By Sechaba ka’Nkosi

People’s power without the gravy train

When the new African National Congress deputy secretary general, Thenjiwe Mtintso, was asked last month what her ambitions in the party were, her answer was simple: “I would like to see our slogan, ‘All power to the people’, implemented in reality.”

This may sound mundane, the standard response of a newly elected office bearer, but, according to supporters in the party, she lives by that slogan and they expect nothing less from her than its implementation.

In the run-up to the election of the ANC national executive committee in December, Mtintso had been the subject of a disinformation campaign that sowed confusion about her availability for the position. But intense lobbying by her supporters ensured that Mtintso beat the only other candidate for deputy secretary general, Mavivi Myakayaka-Manzini, who was said to have been the ANC leadership’s preferred option.

Mtintso, a former close associate of Steve Biko, joined Umkhonto weSizwe in exile after being horribly tortured by police in the 1970s, and soon rose to become the MK commander in Botswana.

Her battles on behalf of her troops — protecting their human rights, correcting administrative flaws in MK’s command structures and guiding them through the painful and sudden decision by the ANC’s leadership to abandon the armed struggle — won her the undying loyalty of hardened soldiers.

A South African Communist Party politburo member and one of the country’s foremost gender activists, she defied the odds to become the only woman in the ANC’s uppermost structure.

At the end of March, she quits her position as chair of the Commission for Gender Equality to work full-time for the ANC at the party’s Johannesburg headquarters, Shell House.

In March, the ANC and its allies hope to convene a national conference on gender and women which will discuss the formation of a broad women’s movement.

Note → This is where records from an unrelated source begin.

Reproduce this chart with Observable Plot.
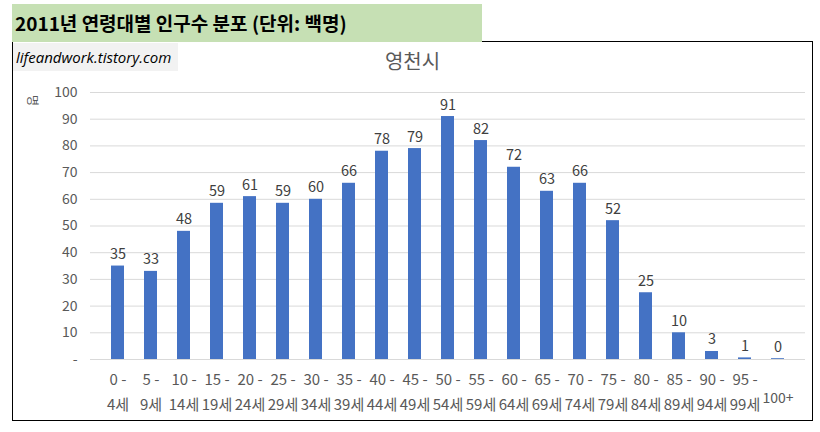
<!DOCTYPE html>
<html>
<head>
<meta charset="utf-8">
<script src="https://cdn.jsdelivr.net/npm/d3@7"></script>
<script src="https://cdn.jsdelivr.net/npm/@observablehq/plot@0.6"></script>
<style>
  html, body { margin: 0; padding: 0; background: #fff; }
  #wrap { position: relative; width: 820px; height: 432px; overflow: hidden; font-family: "Noto Sans CJK KR", "Noto Sans", sans-serif; }
  #title { position: absolute; left: 12px; top: 4px; width: 470px; height: 38px; background: #C6E0B4; box-sizing: border-box; padding-left: 3px; font-weight: bold; font-size: 19px; line-height: 38px; color: #000; }
  #box { position: absolute; left: 12px; top: 41px; width: 801px; height: 380px; border: 1.5px solid #000; box-sizing: border-box; }
  #wm { position: absolute; left: 13px; top: 43px; width: 165px; height: 28px; background: #f2f2f2; font-family: "Open Sans", "Noto Sans", sans-serif; font-style: italic; font-size: 15px; line-height: 28px; padding-left: 3px; box-sizing: border-box; color: #000; }
  #chart { position: absolute; left: 0; top: 0; }
</style>
</head>
<body>
<div id="wrap">
  <div id="box"></div>
  <div id="chart"></div>
  <div id="title">2011년 연령대별 인구수 분포 (단위: 백명)</div>
  <div id="wm">lifeandwork.tistory.com</div>
</div>
<script>
const categories = ["0-4","5-9","10-14","15-19","20-24","25-29","30-34","35-39","40-44","45-49","50-54","55-59","60-64","65-69","70-74","75-79","80-84","85-89","90-94","95-99","100+"];
const values = [35, 33, 48, 58.5, 61, 58.5, 60, 66, 78, 79, 91, 82, 72, 63, 66, 52, 25, 10, 3, 0.6, 0.3];
const tickTop = ["0 -","5 -","10 -","15 -","20 -","25 -","30 -","35 -","40 -","45 -","50 -","55 -","60 -","65 -","70 -","75 -","80 -","85 -","90 -","95 -",""];
const tickBottom = ["4세","9세","14세","19세","24세","29세","34세","39세","44세","49세","54세","59세","64세","69세","74세","79세","84세","89세","94세","99세","100+"];
const yTicks = [0,10,20,30,40,50,60,70,80,90,100];
const yTickLabels = ["-","10","20","30","40","50","60","70","80","90","100"];
const chartTitle = "영천시";
const yTitle = "명";

const data = categories.map((c, i) => ({cat: c, v: values[i], top: tickTop[i], bottom: tickBottom[i]}));
const twoLine = data.filter(d => d.top !== "");
const oneLine = data.filter(d => d.top === "");
const font = "'Noto Sans CJK KR', 'Noto Sans', sans-serif";
const gray = "#595959";

const plot = Plot.plot({
  width: 820,
  height: 432,
  marginLeft: 90,
  marginRight: 15,
  marginTop: 92,
  marginBottom: 73,
  style: {fontFamily: font, background: "transparent", overflow: "visible"},
  x: {domain: categories, padding: 0.62, axis: null},
  y: {domain: [0, 100], axis: null},
  marks: [
    Plot.gridY(yTicks, {stroke: "#d9d9d9", strokeOpacity: 1, strokeWidth: 1}),
    Plot.barY(data, {x: "cat", y: "v", fill: "#4472C4"}),
    Plot.text(data, {x: "cat", y: "v", text: d => d3.format(".0f")(d.v), dy: -7, lineAnchor: "bottom", fontSize: 14.5, fill: "#404040"}),
    Plot.text(yTicks, {x: null, y: d => d, text: (d, i) => yTickLabels[i], frameAnchor: "left", dx: -13, textAnchor: "end", fontSize: 14, fill: gray}),
    Plot.text(twoLine, {x: "cat", text: "top", frameAnchor: "bottom", dy: 21, lineAnchor: "middle", fontSize: 15, fill: gray}),
    Plot.text(twoLine, {x: "cat", text: "bottom", frameAnchor: "bottom", dy: 46, lineAnchor: "middle", fontSize: 15, fill: gray}),
    Plot.text(oneLine, {x: "cat", text: "bottom", frameAnchor: "bottom", dy: 39, lineAnchor: "middle", fontSize: 14, fill: gray}),
    Plot.text([chartTitle], {frameAnchor: "top", dx: 412 - (90 + (820 - 15 - 90) / 2), dy: -30, lineAnchor: "middle", fontSize: 20, fill: gray}),
    Plot.text([yTitle], {frameAnchor: "top-left", dx: -59, dy: 8, rotate: 90, lineAnchor: "middle", textAnchor: "middle", fontSize: 12, fill: gray})
  ]
});
document.getElementById("chart").appendChild(plot);
</script>
</body>
</html>
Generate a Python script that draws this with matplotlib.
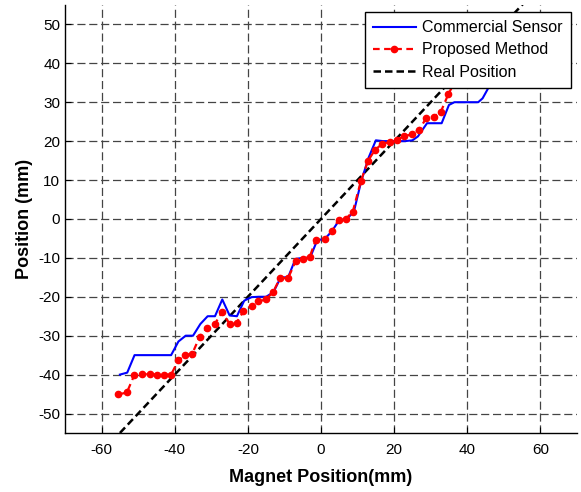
import matplotlib
matplotlib.use("Agg")
import matplotlib.pyplot as plt
import numpy as np

plt.rcParams['font.family'] = ['Liberation Sans', 'DejaVu Sans']
plt.rcParams['axes.unicode_minus'] = False

# Commercial sensor (blue)
blue_x = [-55, -53, -51, -49, -47, -45, -43, -41, -39, -37, -35, -33, -31, -29, -27, -25,
          -23, -21, -19, -17, -15, -13, -11, -9, -7, -5, -3, -1, 1, 3, 5, 7, 9, 11, 13,
          15, 17, 19, 21, 23, 25, 26.5, 29, 31, 33, 35, 36.5, 39, 41, 43, 44.2, 45.5, 47]
blue_y = [-40, -39.5, -35, -35, -35, -35, -35, -35, -31.5, -30, -30, -27, -25, -25, -20.7, -24.8,
          -25, -21, -20.1, -20, -20, -18.8, -15, -15, -10.3, -10, -10, -5.4, -5.2, -3.1, -0.3, -0.1, 1.9, 9.7, 15.7,
          20.2, 20, 20, 20, 20, 20.2, 21.2, 24.6, 24.6, 24.6, 29.3, 30, 30, 30, 30, 31, 33.2, 36]

# Proposed method (red)
red_x = [-55.4, -53.1, -51.1, -49, -46.9, -44.9, -42.9, -41, -39, -37.1, -35.2, -33.2, -31.2,
         -29.1, -27.1, -25, -23.1, -21.2, -19, -17.1, -15.1, -13.1, -11.2, -9, -6.9, -4.9,
         -3.1, -1.4, 1.0, 3.0, 4.8, 6.9, 8.7, 10.9, 12.9, 14.8, 16.8, 18.8, 20.8, 22.7, 24.9,
         26.8, 28.8, 30.9, 32.8, 34.8, 37]
red_y = [-45.1, -44.6, -40.2, -39.9, -39.9, -40, -40, -40, -36.3, -35, -34.6, -30.3, -28,
         -27.1, -24, -26.9, -26.7, -23.7, -22.3, -21.2, -20.7, -18.8, -15.2, -15.2, -10.8, -10.2,
         -9.8, -5.3, -5.2, -3.2, -0.2, 0.1, 1.9, 9.7, 15, 17.8, 19.3, 19.8, 20.4, 21.2, 21.8,
         22.9, 25.9, 26.3, 27.6, 32, 36]

# Real position (black)
real_x = [-55, 60]
real_y = [-55, 60]

xticks = [-60, -40, -20, 0, 20, 40, 60]
yticks = [-50, -40, -30, -20, -10, 0, 10, 20, 30, 40, 50]

fig = plt.figure(figsize=(5.81, 4.92), dpi=100)
ax = fig.add_axes([0.112, 0.12, 0.881, 0.870])

ax.plot(blue_x, blue_y, color='#0000ff', lw=1.5, label='Commercial Sensor', zorder=3)
ax.plot(red_x, red_y, color='#ff0000', lw=1.6, ls=(0, (3, 2)), marker='o', ms=4.5,
        label='Proposed Method', zorder=4)
ax.plot(real_x, real_y, color='black', lw=1.8, ls=(0, (3, 1.6)), label='Real Position', zorder=2)

ax.set_xlim(-70, 70)
ax.set_ylim(-55, 55)
ax.set_xticks(xticks)
ax.set_yticks(yticks)
ax.tick_params(direction='in', length=4, width=0.8, labelsize=11, colors='black',
               top=False, right=False)
ax.tick_params(axis='x', pad=7)
ax.grid(True, color='#444444', lw=0.9, ls=(0, (6.5, 3)))
ax.set_axisbelow(True)
for s in ['top', 'right']:
    ax.spines[s].set_visible(False)
for s in ['left', 'bottom']:
    ax.spines[s].set_linewidth(1.0)

ax.set_xlabel('Magnet Position(mm)', fontsize=13, fontweight='bold', labelpad=9)
ax.set_ylabel('Position (mm)', fontsize=13, fontweight='bold', labelpad=4)

leg = ax.legend(loc='upper right', bbox_to_anchor=(0.9875, 0.983), fontsize=11.5,
                frameon=True, fancybox=False, edgecolor='black', framealpha=1,
                handlelength=2.7, borderpad=0.5, labelspacing=0.45, handletextpad=0.4,
                borderaxespad=0)
leg.get_frame().set_linewidth(1.0)
leg.set_zorder(10)

fig.savefig('out.png', dpi=100)
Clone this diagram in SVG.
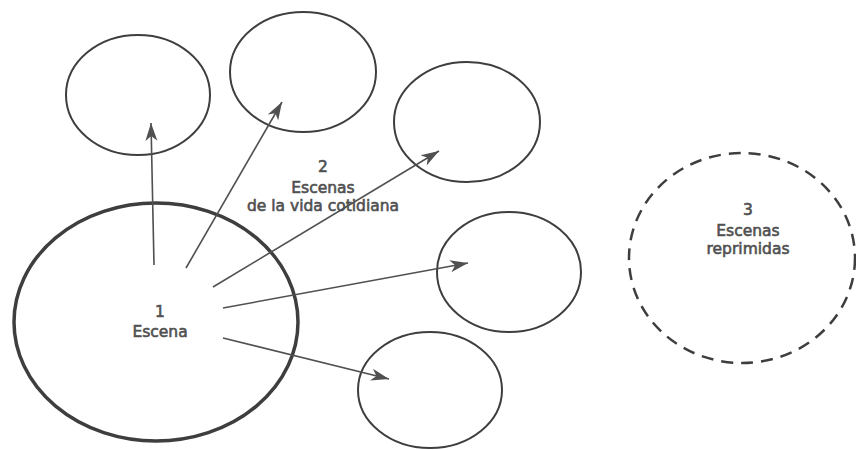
<svg xmlns="http://www.w3.org/2000/svg" width="856" height="450" viewBox="0 0 856 450">
<defs>
<marker id="ah" markerUnits="userSpaceOnUse" markerWidth="20" markerHeight="14" refX="18" refY="7" orient="auto">
<path d="M0,1 L18,7 L0,13 L5,7 Z" fill="#505050"/>
</marker>
<style>
.sc{fill:none;stroke:#3e3e3e;stroke-width:2}
.big{fill:none;stroke:#3e3e3e;stroke-width:3.5}
.dash{fill:none;stroke:#3e3e3e;stroke-width:2.5;stroke-dasharray:12 8}
.ar{fill:none;stroke:#505050;stroke-width:1.6;marker-end:url(#ah)}
text{font-family:"DejaVu Sans","Liberation Sans",sans-serif;font-size:15.5px;fill:#505050;text-anchor:middle;stroke:#505050;stroke-width:0.6}
</style>
</defs>
<rect width="856" height="450" fill="#ffffff"/>
<g id="node1">
<ellipse class="big" cx="156" cy="322" rx="142" ry="119"/>
<text x="160" y="317">1</text>
<text x="160" y="337">Escena</text>
</g>
<g id="scene-a"><ellipse class="sc" cx="138" cy="95" rx="72" ry="60"/></g>
<g id="scene-b"><ellipse class="sc" cx="303" cy="72" rx="73" ry="60"/></g>
<g id="scene-c"><ellipse class="sc" cx="467" cy="122" rx="73" ry="60"/></g>
<g id="scene-d"><ellipse class="sc" cx="509" cy="272" rx="72" ry="60"/></g>
<g id="scene-e"><ellipse class="sc" cx="430" cy="390" rx="72" ry="58"/></g>
<g id="node2">
<text x="323" y="172">2</text>
<text x="323" y="193">Escenas</text>
<text x="323" y="211">de la vida cotidiana</text>
</g>
<g id="node3">
<ellipse class="dash" cx="742" cy="258" rx="113" ry="105"/>
<text x="748" y="215">3</text>
<text x="748" y="236">Escenas</text>
<text x="748" y="254">reprimidas</text>
</g>
<g id="connectors">
<line class="ar" x1="154" y1="265" x2="151" y2="123"/>
<line class="ar" x1="186" y1="268" x2="282" y2="102"/>
<line class="ar" x1="213" y1="287" x2="439" y2="151"/>
<line class="ar" x1="223" y1="308" x2="468" y2="263"/>
<line class="ar" x1="223" y1="338" x2="389" y2="379"/>
</g>
</svg>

Says Mtintso: “I think my new position will give me an opportunity to advance the cause of women in the ANC. I will have to create more gender awareness and also deal with some stereotypes that are found within our ranks.”

Her colleagues at the gender commission said some of them cried when they heard she had been elected deputy secretary general. “It was a mixed response. Some of us cried because we were so happy for her, some of us cried because it meant she would be leaving us, and there were even tears because some of us believe she should have been general secretary and not the deputy,” said one.

Asked to characterise their boss, almost all spoke of her integrity, intellect, work ethic and commitment to human rights. They were divided over whether she was a workaholic or just a driven human being.

“She can be devastating. She looks cold and fierce and towers over everyone. Her intellect is intimidating and can be disempowering, but when she’s wrong, she’s the first to admit it. She can be very human as well,” said a colleague.

“She’s a very insecure and driven person. Her plate is always full and she wants to do everything to perfection. Not only does she have a full-time position on the gender commission, but she completes every task given to her by the SACP and the ANC and she’s completing her MA in management at the University of the Witwatersrand.”

As a product of a broken home, Mtintso has not been as successful in her personal life as her career. The members of the organisations she belongs to are her family, friends say.

Her commitment to communism is evident in her everyday decisions. Under her leadership, the gender commission has not become another gravy train. She insists that catering for the commission be restricted to Nando’s and Kentucky Fried Chicken, dismissing any suggestion that visiting VIPs get five-star treatment.

Very few people are willing to compare Mtintso to her predecessor, Cheryl Carolus. The only parallel being drawn is that both love a good party, although Mtintso often has to be dragged away from her work first.

For her most recent birthday, her staff organised a surprise party, but then struggled to ensure she attended. “We told her the Swedish minister for development aid had half-a-million rand to spend and was considering the gender commission for a grant. Her immediate reaction was that he did not have to meet her, she had more than enough confidence in the staffers who dealt with funding.

“We told her protocol insisted that the chair meet a minister, and not a junior functionary. In the end, we managed to drag her out of her office and to the venue where the minister was supposedly waiting. We all did the usual ‘surprise’, and did she enjoy that party!”